The Checklist: Does Your City Actually Support Music?
Here's how to evaluate whether your local music ecosystem is healthy or hostile:
Zoning and venues. Are new apartment buildings going up next to venues? That's a death sentence for live music -- noise complaints follow. Cities that support music protect venue zones.
Affordable rehearsal and studio space. When rents skyrocket and creative spaces get converted to condos, musicians leave. Good cities actively protect or subsidize creative workspace.
Night-time economy policy. Does your city treat nightlife as a nuisance or an economic driver? Cities with night mayors or dedicated nighttime economy strategies tend to have healthier music scenes.
Music in economic development. Is music mentioned in your city's economic plan? Shapiro says most economic development "requires a shovel." Music doesn't. But that's partly why it's misunderstood and underfunded.
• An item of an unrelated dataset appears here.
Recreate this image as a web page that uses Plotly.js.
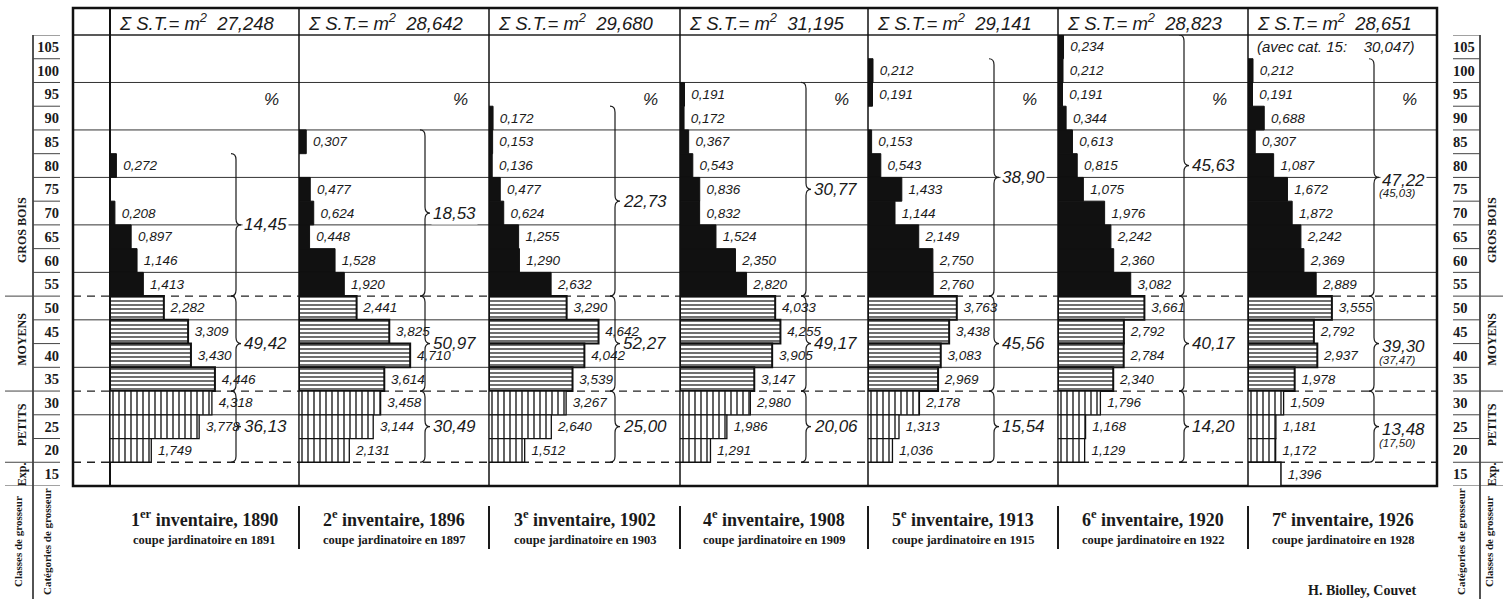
<!DOCTYPE html>
<html><head><meta charset="utf-8">
<script src="https://cdn.plot.ly/plotly-3.0.1.min.js"></script>
<style>html,body{margin:0;padding:0;background:#fff;}#chart{width:1503px;height:599px;}</style>
</head><body><div id="chart"></div>
<script>
// ---------------- DATA ----------------
const grosClasses   = [105,100,95,90,85,80,75,70,65,60,55];
const moyensClasses = [50,45,40,35];
const petitsClasses = [30,25,20];
const expClasses    = [15];
const scaleClasses  = [105,100,95,90,85,80,75,70,65,60,55,50,45,40,35,30,25,20,15];

const ordinals        = ['1<sup>er</sup>','2<sup>e</sup>','3<sup>e</sup>','4<sup>e</sup>','5<sup>e</sup>','6<sup>e</sup>','7<sup>e</sup>'];
const inventaireYears = [1890,1896,1902,1908,1913,1920,1926];
const coupeYears      = [1891,1897,1903,1909,1915,1922,1928];
const totals          = [27.248,28.642,29.680,31.195,29.141,28.823,28.651];
const total1926AvecExp = 30.047;

const gros1890 = [null,null,null,null,null,0.272,null,0.208,0.897,1.146,1.413];
const gros1896 = [null,null,null,null,0.307,null,0.477,0.624,0.448,1.528,1.920];
const gros1902 = [null,null,null,0.172,0.153,0.136,0.477,0.624,1.255,1.290,2.632];
const gros1908 = [null,null,0.191,0.172,0.367,0.543,0.836,0.832,1.524,2.350,2.820];
const gros1913 = [null,0.212,0.191,null,0.153,0.543,1.433,1.144,2.149,2.750,2.760];
const gros1920 = [0.234,0.212,0.191,0.344,0.613,0.815,1.075,1.976,2.242,2.360,3.082];
const gros1926 = [null,0.212,0.191,0.688,0.307,1.087,1.672,1.872,2.242,2.369,2.889];

const moyens1890 = [2.282,3.309,3.430,4.446];
const moyens1896 = [2.441,3.825,4.710,3.614];
const moyens1902 = [3.290,4.642,4.042,3.539];
const moyens1908 = [4.033,4.255,3.905,3.147];
const moyens1913 = [3.763,3.438,3.083,2.969];
const moyens1920 = [3.661,2.792,2.784,2.340];
const moyens1926 = [3.555,2.792,2.937,1.978];

const petits1890 = [4.318,3.778,1.749];
const petits1896 = [3.458,3.144,2.131];
const petits1902 = [3.267,2.640,1.512];
const petits1908 = [2.980,1.986,1.291];
const petits1913 = [2.178,1.313,1.036];
const petits1920 = [1.796,1.168,1.129];
const petits1926 = [1.509,1.181,1.172];

const exp1926 = [1.396];

const pctGros   = [14.45,18.53,22.73,30.77,38.90,45.63,47.22];
const pctMoyens = [49.42,50.97,52.27,49.17,45.56,40.17,39.30];
const pctPetits = [36.13,30.49,25.00,20.06,15.54,14.20,13.48];
const pctAvecExp1926 = [45.03,37.47,17.50]; // gros, moyens, petits

// ---------------- BUILD ----------------
const grosAll   = [gros1890,gros1896,gros1902,gros1908,gros1913,gros1920,gros1926];
const moyensAll = [moyens1890,moyens1896,moyens1902,moyens1908,moyens1913,moyens1920,moyens1926];
const petitsAll = [petits1890,petits1896,petits1902,petits1908,petits1913,petits1920,petits1926];
const expAll    = [null,null,null,null,null,null,exp1926];

const W = 1503, H = 599;
const PX = v => v / W, PY = v => 1 - v / H;
const lefts = [110,299,489,680,868,1058,1248];
const rightEdge = 1437;
const PXU = 23.6;                    // pixels per m2
const FL = 73, FT = 8, HB = 35, FB = 486;
const yLo = 12.5, yHi = 107.5;
const UY = (FB - HB) / (yHi - yLo);  // px per y unit
const fmt = (v, d) => v.toFixed(d).replace('.', ',');

const HAND = 'Liberation Sans, Arial, sans-serif';
const SERIF = 'Liberation Serif, DejaVu Serif, serif';
const INK = '#1a1a1a';

const traces = [];
const layout = {
  width: W, height: H,
  margin: {l:0, r:0, t:0, b:0},
  paper_bgcolor: '#fff', plot_bgcolor: 'rgba(0,0,0,0)',
  showlegend: false, barmode: 'overlay',
  yaxis: {domain: [PY(FB), PY(HB)], range: [yLo, yHi], visible: false, fixedrange: true},
  yaxis2: {overlaying: 'y', anchor: 'free', position: PX(59), side: 'left', range: [yLo, yHi],
           tickvals: scaleClasses, ticktext: scaleClasses.map(String), showgrid: false, zeroline: false,
           showline: false, ticks: '', tickfont: {family: SERIF, size: 14.5, color: INK, weight: 'bold'}},
  yaxis3: {overlaying: 'y', anchor: 'free', position: PX(1452), side: 'right', range: [yLo, yHi],
           tickvals: scaleClasses, ticktext: scaleClasses.map(String), showgrid: false, zeroline: false,
           showline: false, ticks: '', tickfont: {family: SERIF, size: 14.5, color: INK, weight: 'bold'}},
  shapes: [], annotations: []
};

// keep only the classes that have a value
function pick(vals, classes) {
  const x = [], y = [], t = [];
  vals.forEach((v, k) => { if (v != null) { x.push(v); y.push(classes[k]); t.push('\u00a0' + fmt(v, 3)); } });
  return {x: x, y: y, text: t};
}
const valueFont = {family: HAND, size: 13.5, color: INK, style: 'italic'};
const pctFont = {family: HAND, size: 17, color: INK, style: 'italic'};

for (let i = 0; i < 7; i++) {
  const xa = i === 0 ? 'x' : 'x' + (i + 1);
  const key = i === 0 ? 'xaxis' : 'xaxis' + (i + 1);
  const l = lefts[i], r = (i < 6 ? lefts[i + 1] : rightEdge);
  layout[key] = {domain: [PX(l), PX(r)], range: [0, (r - l) / PXU], visible: false, fixedrange: true, anchor: 'y'};

  const common = {type: 'bar', orientation: 'h', xaxis: xa, yaxis: 'y', width: 5, hoverinfo: 'skip',
                  textposition: 'outside', cliponaxis: false, constraintext: 'none', textangle: 0, textfont: valueFont};
  traces.push(Object.assign({}, common, pick(grosAll[i], grosClasses), {
    marker: {color: '#111', line: {color: '#111', width: 1}}
  }));
  traces.push(Object.assign({}, common, pick(moyensAll[i], moyensClasses), {
    marker: {color: '#fff', pattern: {shape: '-', fgcolor: '#111', bgcolor: '#fff', size: 4, solidity: 0.3},
             line: {color: '#111', width: 2}}
  }));
  traces.push(Object.assign({}, common, pick(petitsAll[i], petitsClasses), {
    marker: {color: '#fff', pattern: {shape: '|', fgcolor: '#111', bgcolor: '#fff', size: 6, solidity: 0.22},
             line: {color: '#111', width: 1.3}}
  }));
  if (expAll[i]) {
    traces.push(Object.assign({}, common, pick(expAll[i], expClasses), {
      marker: {color: '#fff', line: {color: '#111', width: 1.5}}
    }));
  }

  // braces
  const bx = 126 / PXU, dx = 5 / PXU, rr = 6 / UY;
  let topClass = 0;
  grosAll[i].forEach((v, k) => { if (v != null && grosClasses[k] > topClass) topClass = grosClasses[k]; });
  const groups = [
    [topClass + 2.5, 52.5, pctGros[i], 0],
    [52.5, 32.5, pctMoyens[i], 1],
    [32.5, 17.5, pctPetits[i], 2]
  ];
  groups.forEach(g => {
    const [yt, yb, pct, gi] = g;
    const ym = (yt + yb) / 2;
    const path = `M ${bx - dx},${yt} Q ${bx},${yt} ${bx},${yt - rr} L ${bx},${ym + rr} Q ${bx},${ym} ${bx + dx},${ym} ` +
                 `Q ${bx},${ym} ${bx},${ym - rr} L ${bx},${yb + rr} Q ${bx},${yb} ${bx - dx},${yb}`;
    layout.shapes.push({type: 'path', xref: xa, yref: 'y', path: path, line: {color: INK, width: 1.2}});
    const two = (i === 6);
    layout.annotations.push({xref: xa, yref: 'y', x: bx + 6 / PXU, y: ym, yshift: two ? -3 : 0, xanchor: 'left', yanchor: 'middle',
      text: fmt(pct, 2), showarrow: false, bgcolor: gi === 0 ? '#fff' : 'rgba(0,0,0,0)', borderpad: 1, font: pctFont});
    if (two) {
      layout.annotations.push({xref: xa, yref: 'y', x: bx + 3 / PXU, y: ym, yshift: -16, xanchor: 'left', yanchor: 'middle',
        text: '(' + fmt(pctAvecExp1926[gi], 2) + ')', showarrow: false,
        font: {family: HAND, size: 11.5, color: INK, style: 'italic'}});
    }
  });

  // % sign
  layout.annotations.push({xref: xa, yref: 'y', x: 152 / PXU, y: 94, xanchor: 'left', yanchor: 'middle',
    text: '%', showarrow: false, font: pctFont});

  // header
  layout.annotations.push({xref: 'paper', yref: 'paper', x: PX(l + 7), y: PY(22), xanchor: 'left', yanchor: 'middle',
    text: 'Σ S.T.= m<sup>2</sup>\u00a0 ' + fmt(totals[i], 3), showarrow: false,
    font: {family: HAND, size: 18.5, color: INK, style: 'italic'}});

  // bottom titles
  layout.annotations.push({xref: 'paper', yref: 'paper', x: PX((l + r) / 2), y: PY(518), xanchor: 'center', yanchor: 'middle',
    text: ordinals[i] + ' inventaire, ' + inventaireYears[i], showarrow: false,
    font: {family: SERIF, size: 18, color: INK, weight: 'bold'}});
  layout.annotations.push({xref: 'paper', yref: 'paper', x: PX((l + r) / 2), y: PY(540), xanchor: 'center', yanchor: 'middle',
    text: 'coupe jardinatoire en ' + coupeYears[i], showarrow: false,
    font: {family: SERIF, size: 12.5, color: INK, weight: 'bold'}});
  if (i > 0) {
    layout.shapes.push({type: 'line', xref: 'paper', yref: 'paper', x0: PX(l), x1: PX(l), y0: PY(506), y1: PY(549),
      line: {color: INK, width: 2}});
  }
}

// P7 extra header
layout.annotations.push({xref: 'paper', yref: 'y', x: PX(lefts[6] + 7), y: 105, xanchor: 'left', yanchor: 'middle',
  text: '(avec cat. 15:\u00a0\u00a0\u00a0 ' + fmt(total1926AvecExp, 3) + ')', showarrow: false,
  font: {family: HAND, size: 15, color: INK, style: 'italic'}});

// invisible anchor traces for scale axes
traces.push({type: 'scatter', x: [0], y: [15], xaxis: 'x', yaxis: 'y2', mode: 'markers', marker: {opacity: 0}, hoverinfo: 'skip'});
traces.push({type: 'scatter', x: [0], y: [15], xaxis: 'x', yaxis: 'y3', mode: 'markers', marker: {opacity: 0}, hoverinfo: 'skip'});

// grid lines
const S = layout.shapes;
[97.5, 87.5, 77.5, 67.5, 57.5, 47.5, 37.5, 27.5].forEach(y => S.push({type: 'line', layer: 'below', xref: 'paper', yref: 'y',
  x0: PX(FL), x1: PX(rightEdge), y0: y, y1: y, line: {color: '#333', width: 1}}));
[52.5, 32.5, 17.5].forEach(y => S.push({type: 'line', layer: 'below', xref: 'paper', yref: 'y',
  x0: PX(FL), x1: PX(rightEdge), y0: y, y1: y, line: {color: '#222', width: 1.3, dash: '8px,6px'}}));
S.push({type: 'line', layer: 'below', xref: 'paper', yref: 'paper', x0: PX(FL), x1: PX(rightEdge), y0: PY(HB), y1: PY(HB),
  line: {color: '#222', width: 1.3}});
lefts.forEach(x => S.push({type: 'line', layer: 'below', xref: 'paper', yref: 'paper', x0: PX(x), x1: PX(x), y0: PY(FT), y1: PY(FB),
  line: {color: '#111', width: x === 110 ? 2 : 1.5}}));
S.push({type: 'rect', layer: 'below', xref: 'paper', yref: 'paper', x0: PX(FL), x1: PX(rightEdge), y0: PY(FB), y1: PY(FT),
  line: {color: '#111', width: 2.5}});

// scales
const catBounds = [52.5, 32.5, 17.5, 12.5];
S.push({type: 'line', xref: 'paper', yref: 'paper', x0: PX(33), x1: PX(33), y0: PY(HB), y1: 0, line: {color: INK, width: 1.5}});
S.push({type: 'line', xref: 'paper', yref: 'paper', x0: PX(1480), x1: PX(1480), y0: PY(HB), y1: 0, line: {color: INK, width: 1.5}});
for (let b = yHi; b >= yLo; b -= 5) {
  const isCat = catBounds.includes(b);
  S.push({type: 'line', xref: 'paper', yref: 'y', x0: PX(isCat ? 5 : 33), x1: PX(60), y0: b, y1: b, line: {color: '#444', width: 1}});
  S.push({type: 'line', xref: 'paper', yref: 'y', x0: PX(1453), x1: PX(isCat ? 1503 : 1480), y0: b, y1: b, line: {color: '#444', width: 1}});
}
const cats = [['GROS BOIS', 66.4], ['MOYENS', 43.3], ['PETITS', 25.3], ['Exp.', 15]];
cats.forEach(c => {
  [22, 1492].forEach(x => layout.annotations.push({xref: 'paper', yref: 'y', x: PX(x), y: c[1], textangle: -90,
    text: c[0], showarrow: false, xanchor: 'center', yanchor: 'middle', font: {family: SERIF, size: 12, color: INK, weight: 'bold'}}));
});
[['Classes de grosseur', 18], ['Catégories de grosseur', 47], ['Catégories de grosseur', 1461], ['Classes de grosseur', 1489]].forEach(c => {
  layout.annotations.push({xref: 'paper', yref: 'paper', x: PX(c[1]), y: PY(542), textangle: -90, text: c[0], showarrow: false,
    xanchor: 'center', yanchor: 'middle', font: {family: SERIF, size: 11, color: INK, weight: 'bold'}});
});

layout.annotations.push({xref: 'paper', yref: 'paper', x: PX(1362), y: PY(590), xanchor: 'center', yanchor: 'middle',
  text: 'H. Biolley, Couvet', showarrow: false, font: {family: SERIF, size: 14, color: INK, weight: 'bold'}});

Plotly.newPlot('chart', traces, layout, {staticPlot: true, displayModeBar: false});
</script>
</body></html>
Support infrastructure. Are there grants, export offices, or industry organizations that help local musicians? Cities like Helsinki (Music Finland), Toronto, and Austin have these. Many cities don't.
Why This Matters Beyond Policy
A music venue isn't just a performance space. It's a community center that generates economic activity in every direction -- restaurants, transport, alcohol suppliers, accountants, delivery drivers. None of that exists without artists on stage.
Shapiro's example from Madison, Wisconsin: the city used music as a tool to address systemic racism -- creating a task force that led to zoning reforms, investment, and community organizing. Not through a music program, but through music as policy.
What the Music Industry Gets Wrong
"The traditional Western music industry tends to think very internally. We have our horses with blinders on."
Everyone focuses on streaming rates, AI policy, or fan monetization. Meanwhile, music's external value -- its impact on cities, health, education, social cohesion -- goes unarticulated. Shapiro believes the music industry could be worth five or six times its current size. Not through better streaming economics, but through getting non-music entities to invest in music.
"The best way for labels or management -- anyone investing in artists -- to save money is to get someone else to pay for it."
What You Can Do
If you're a musician or studio owner, you exist within an ecosystem, not just a market.
Get involved locally. Know who makes zoning decisions in your area. Show up to city council meetings when venue protections or creative space funding is discussed.
Articulate your economic value. When talking to landlords, city officials, or investors, frame your studio or music space in economic terms: jobs created, foot traffic generated, community served.
Connect with local music organizations. Export offices, industry associations, and music commissions exist in many cities. If yours doesn't have one, that's both a problem and an opportunity.
Support other venues and spaces. A thriving local scene means more artists who need studios. The stronger your local music economy, the more artists come through your door.
Key Takeaways
- Music's greatest untapped value is external -- its impact on cities, economies, and communities beyond the industry itself.
- Evaluate your city: are venues protected? Is creative space affordable? Is music in the economic plan? If not, get involved.
- Studios and venues thrive in healthy ecosystems. Investing time in your local music economy pays back in bookings.